The situation then became even hotter. Off the coast of Cuba, 11 American destroyers and an aircraft carrier had surrounded one of the submarines, B-59. The Americans had no idea that B-59 was armed with nuclear weapons, and started to drop depth charges in order to force the submarine to the surface. The officers had to decide whether to fight back or not.

The sub’s captain, Valentin Savitsky, tried to contact Moscow, but there was no line open. The depth charges were exploding closer and closer. “It seemed like you’re sitting in an iron barrel and someone is hitting it with a sledgehammer” Vadim Orlov, who was on B-59 as an intelligence officer, recalled later.

The sub was running out of energy and air, and to recharge it needed to surface, but the crew didn’t know if American ships would attack or not.
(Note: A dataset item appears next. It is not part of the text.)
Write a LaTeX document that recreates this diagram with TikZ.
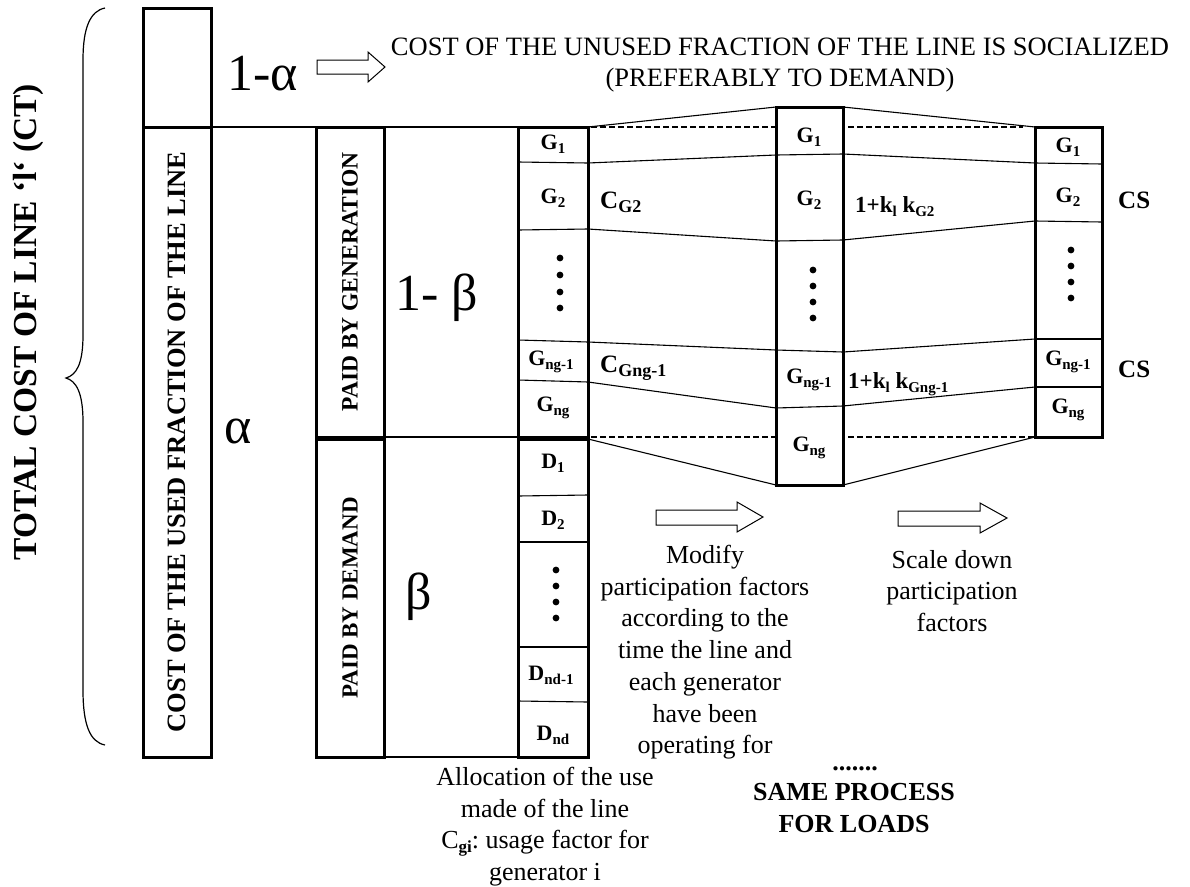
\documentclass[tikz,border=0pt]{standalone}
\usepackage{fontspec}
\setmainfont{Liberation Serif}
\usepackage{graphicx}
\frenchspacing
\newcommand\fs[1]{\fontsize{#1}{#1}\selectfont}
\newcommand\lsub[2][15]{\raisebox{-4pt}{\fontsize{#1}{#1}\selectfont #2}}
\begin{document}
\begin{tikzpicture}[x=1pt,y=-1pt,
  thickbox/.style={draw, line width=3pt, inner sep=0pt, outer sep=0pt},
  thinline/.style={line width=1.1pt},
  dashline/.style={line width=1.1pt, dash pattern=on 6pt off 3pt},
  celltext/.style={font=\bfseries\fs{22}, inner sep=0pt},
  lab/.style={font=\bfseries\fs{25}, inner sep=0pt, anchor=base west},
  big/.style={font=\fs{52}, inner sep=0pt, anchor=base west},
  para/.style={font=\fontsize{26}{31.7}\selectfont, align=center, inner sep=0pt, anchor=north},
  bold26/.style={font=\bfseries\fs{26}, inner sep=0pt, anchor=base},
  hollow/.style={draw, line width=1pt, fill=white},
  dotfill/.style={fill=black}
]
\useasboundingbox (0,0) rectangle (1190,886);

% brace and total label
\draw[line width=1.2pt] (105,8) .. controls (90,11) and (83,28) .. (83,60) -- (83,335)
  .. controls (83,365) and (76,375) .. (66,378) .. controls (76,381) and (83,392) .. (83,422)
  -- (83,690) .. controls (83,725) and (90,742) .. (105,745);
\node[rotate=90, font=\bfseries\fs{33.5}, inner sep=0pt] (total) at (28,322) {TOTAL COST OF LINE ‘l‘ (CT)};

% left column
\node[thickbox, minimum width=68, minimum height=119] (unused) at (177,67.5) {};
\node[thickbox, minimum width=68, minimum height=630, font=\bfseries\fs{26.5}] (used) at (177,442)
  {\rotatebox{90}{COST OF THE USED FRACTION OF THE LINE}};

\node[big] (oma) at (227,90) {1-α};
\node[big] (alpha) at (224,443) {α};
\draw[hollow] (317,60) -- (368,60) -- (368,52) -- (385,67) -- (368,82) -- (368,74) -- (317,74) -- cycle;
\node[para, font=\fontsize{26.5}{31}\selectfont] (topt) at (780,38)
  {COST OF THE UNUSED FRACTION OF THE LINE IS SOCIALIZED\\(PREFERABLY TO DEMAND)};

% paid by boxes
\node[thickbox, minimum width=68, minimum height=310, font=\bfseries\fs{23.5}] (gen) at (350,282)
  {\rotatebox{90}{PAID BY GENERATION}};
\node[thickbox, minimum width=68, minimum height=318, font=\bfseries\fs{23}] (dem) at (350,598)
  {\rotatebox{90}{PAID BY DEMAND}};
\node[big] (omb) at (395,310) {1- β};
\node[big] (beta) at (405,609) {β};

% columns
\node[thickbox, minimum width=70, minimum height=310] (c1g) at (553,282) {};
\node[thickbox, minimum width=70, minimum height=318] (c1d) at (553,598) {};
\node[thickbox, minimum width=67, minimum height=378] (c2) at (809.5,296) {};
\node[thickbox, minimum width=67, minimum height=310] (c3) at (1068.5,282) {};

% horizontal lines from left to column 1
\draw[thinline] (unused.south east) -- (c1g.north west);
\draw[thinline] (gen.south east) -- (c1g.south west);
\draw[thinline] (dem.south east) -- (c1d.south west);

% boundary coordinates
\coordinate (a1) at (588,163); \coordinate (b1) at (776,155);
\coordinate (a2) at (588,229); \coordinate (b2) at (776,241);
\coordinate (a3) at (588,342); \coordinate (b3) at (776,350);
\coordinate (a4) at (588,382); \coordinate (b4) at (776,408);
\coordinate (p1) at (843,154); \coordinate (q1) at (1035,163);
\coordinate (p2) at (843,240); \coordinate (q2) at (1035,221);
\coordinate (p3) at (843,352); \coordinate (q3) at (1035,339);
\coordinate (p4) at (843,406); \coordinate (q4) at (1035,387);

% cell dividers
\draw[thinline] (518,162) -- (a1); \draw[thinline] (518,230) -- (a2);
\draw[thinline] (518,340) -- (a3); \draw[thinline] (518,380) -- (a4);
\draw[thinline] (518,496) -- (588,495); \draw[thinline] (518,542) -- (588,542);
\draw[thinline] (518,647) -- (588,647); \draw[thinline] (518,701) -- (588,702);
\draw[thinline] (b1) -- (p1); \draw[thinline] (b2) -- (p2);
\draw[thinline] (b3) -- (p3); \draw[thinline] (b4) -- (p4);
\draw[thinline] (q1) -- (1102,164); \draw[thinline] (q2) -- (1102,222);
\draw[thinline] (q3) -- (1102,339); \draw[thinline] (q4) -- (1102,387);

% connectors column 1 -> column 2
\draw[thinline] (c1g.north east) -- (c2.north west);
\draw[thinline] (a1) -- (b1); \draw[thinline] (a2) -- (b2);
\draw[thinline] (a3) -- (b3); \draw[thinline] (a4) -- (b4);
\draw[thinline] (c1d.north east) -- (c2.south west);
\draw[dashline] ([xshift=3pt]c1g.north east) -- (c2.west |- c1g.north east);
\draw[dashline] ([xshift=3pt]c1g.south east) -- (c2.west |- c1g.south east);

% connectors column 2 -> column 3
\draw[thinline] (c2.north east) -- (c3.north west);
\draw[thinline] (p1) -- (q1); \draw[thinline] (p2) -- (q2);
\draw[thinline] (p3) -- (q3); \draw[thinline] (p4) -- (q4);
\draw[thinline] (c2.south east) -- (c3.south west);
\draw[dashline] ([xshift=5pt]c2.east |- c3.north west) -- ([xshift=-12pt]c3.north west);
\draw[dashline] ([xshift=5pt]c2.east |- c3.south west) -- (c3.south west);

% column 1 labels
\node[celltext] (g11) at (553,144) {G\lsub{1}};
\node[celltext] (g12) at (553,198) {G\lsub{2}};
\foreach \y in {258,275,292,308} \fill[dotfill] (560,\y) circle (3.4pt);
\node[celltext] (g13) at (551,362) {G\lsub{ng-1}};
\node[celltext] (g14) at (553,408) {G\lsub{ng}};
\node[celltext] (d11) at (553,463) {D\lsub{1}};
\node[celltext] (d12) at (553,520) {D\lsub{2}};
\foreach \y in {570,586,602,618} \fill[dotfill] (556,\y) circle (3.4pt);
\node[celltext] (d13) at (551,675) {D\lsub{nd-1}};
\node[celltext] (d14) at (553,735) {D\lsub{nd}};

% column 2 labels
\node[celltext] (g21) at (809,137) {G\lsub{1}};
\node[celltext] (g22) at (809,200) {G\lsub{2}};
\foreach \y in {270,286,302,318} \fill[dotfill] (813,\y) circle (3.4pt);
\node[celltext] (g23) at (809,380) {G\lsub{ng-1}};
\node[celltext] (g24) at (809,448) {G\lsub{ng}};

% column 3 labels
\node[celltext] (g31) at (1068,147) {G\lsub{1}};
\node[celltext] (g32) at (1068,197) {G\lsub{2}};
\foreach \y in {250,266,282,298} \fill[dotfill] (1071,\y) circle (3.4pt);
\node[celltext] (g33) at (1068,362) {G\lsub{ng-1}};
\node[celltext] (g34) at (1068,410) {G\lsub{ng}};

% side labels
\node[lab] (cg2) at (600,208) {C\lsub[18]{G2}};
\node[lab] (cgng) at (600,372) {C\lsub[18]{Gng-1}};
\node[lab, font=\bfseries\fs{23}] (k2) at (855,212) {1+k\lsub[15]{l} k\lsub[15]{G2}};
\node[lab, font=\bfseries\fs{23}] (kng) at (848,388) {1+k\lsub[15]{l} k\lsub[15]{Gng-1}};
\node[lab] (cs1) at (1118,208) {CS};
\node[lab] (cs2) at (1118,377) {CS};

% lower arrows and texts
\draw[hollow] (656,510) -- (737,510) -- (737,502) -- (763,517) -- (737,532) -- (737,525) -- (656,525) -- cycle;
\draw[hollow] (898,511) -- (980,511) -- (980,503) -- (1007,518) -- (980,533) -- (980,526) -- (898,526) -- cycle;
\node[para] (modify) at (705,545) {Modify\\participation factors\\according to the\\time the line and\\each generator\\have been\\operating for};
\node[para] (scale) at (952,550) {Scale down\\participation\\factors};
\node[para] (alloc) at (545,767) {Allocation of the use\\made of the line\\C\lsub[17]{\bfseries gi}: usage factor for\\generator i};
\node[bold26] (sdots) at (855,770) {.......};
\node[bold26] (same) at (854,800) {SAME PROCESS};
\node[bold26] (loads) at (854,832) {FOR LOADS};
\end{tikzpicture}
\end{document}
Maybe World War III had started already?

Arkhipov steps in

Three officers had to make a decision: to surface according to American demands, or launch torpedoes, including the nuclear one. According to Orlov, Captain Savitsky was ready to strike, and so was the zampolit (political officer).

Orlov reported that Savitsky, nervous and sure that war had started already, shouted: “We're going to blast them now! We will not disgrace our navy!

But the third officer, captain Vasily Arkhipov, who was in charge of the whole flotilla, convinced his colleagues that launching a nuclear torpedo was too dangerous a decision to make.

B-59 surfaced, demanding the American ships to stop their provocations. Along with three other submarines, it was forced to leave Cuban waters and went back to the USSR. But the main thing was that the crew avoided a full-scale clash. The next day October 28, 1962 – Khrushchev and Kennedy reached an agreement. The Cuban missile crisis was over.

K-19 survivor

Vazsily Arkhipov in his Vice Admiral uniform.

One reason why Savitsky listened to Arhipov was the authority that he had through years of service. The most remarkable episode that made him famous among submariners happened a year before the Cuban crisis.

In 1961, Arkhipov served on K-19, a nuclear submarine infamous among Soviet officers for its breakdowns and accidents – it even had the nickname, “Hiroshima.” In July 1961, K-19 was conducting exercises in the North Atlantic when its reactor broke down, losing coolant.

The radiation level jumped dangerously; many crew members and officers were in panic, and tried to riot. Arkhipov, K-19’s deputy captain was among the few who remained calm, maintained order and helped to organize a proper evacuation. He showed the same level of composure off the coast of Cuba a year later.

Unknown hero

Arkhipov received no praise after the crisis was resolved at least officially. The whole story remained classified. Arkhipov continued his naval service, reaching the rank of vice admiral in 1981. After retirement he quietly lived with his family in the Moscow Region.

In 2002, during a conference dedicated to the 40th anniversary of the Cuban missile crisis, intelligence officer Vadim Orlov revealed details of those events, including how close the world came to a nuclear holocaust and Arkhipov’s role in preventing it.

Deeply impressed, Thomas Blanton, director of the U.S. National Security Archive, said: ”The lesson from this is that a guy called Vasily Arkhipov saved the world.” The conference participants agreed, but no one would ever hear Arkhipov’s viewpoint. He had passed away four years earlier, in 1998.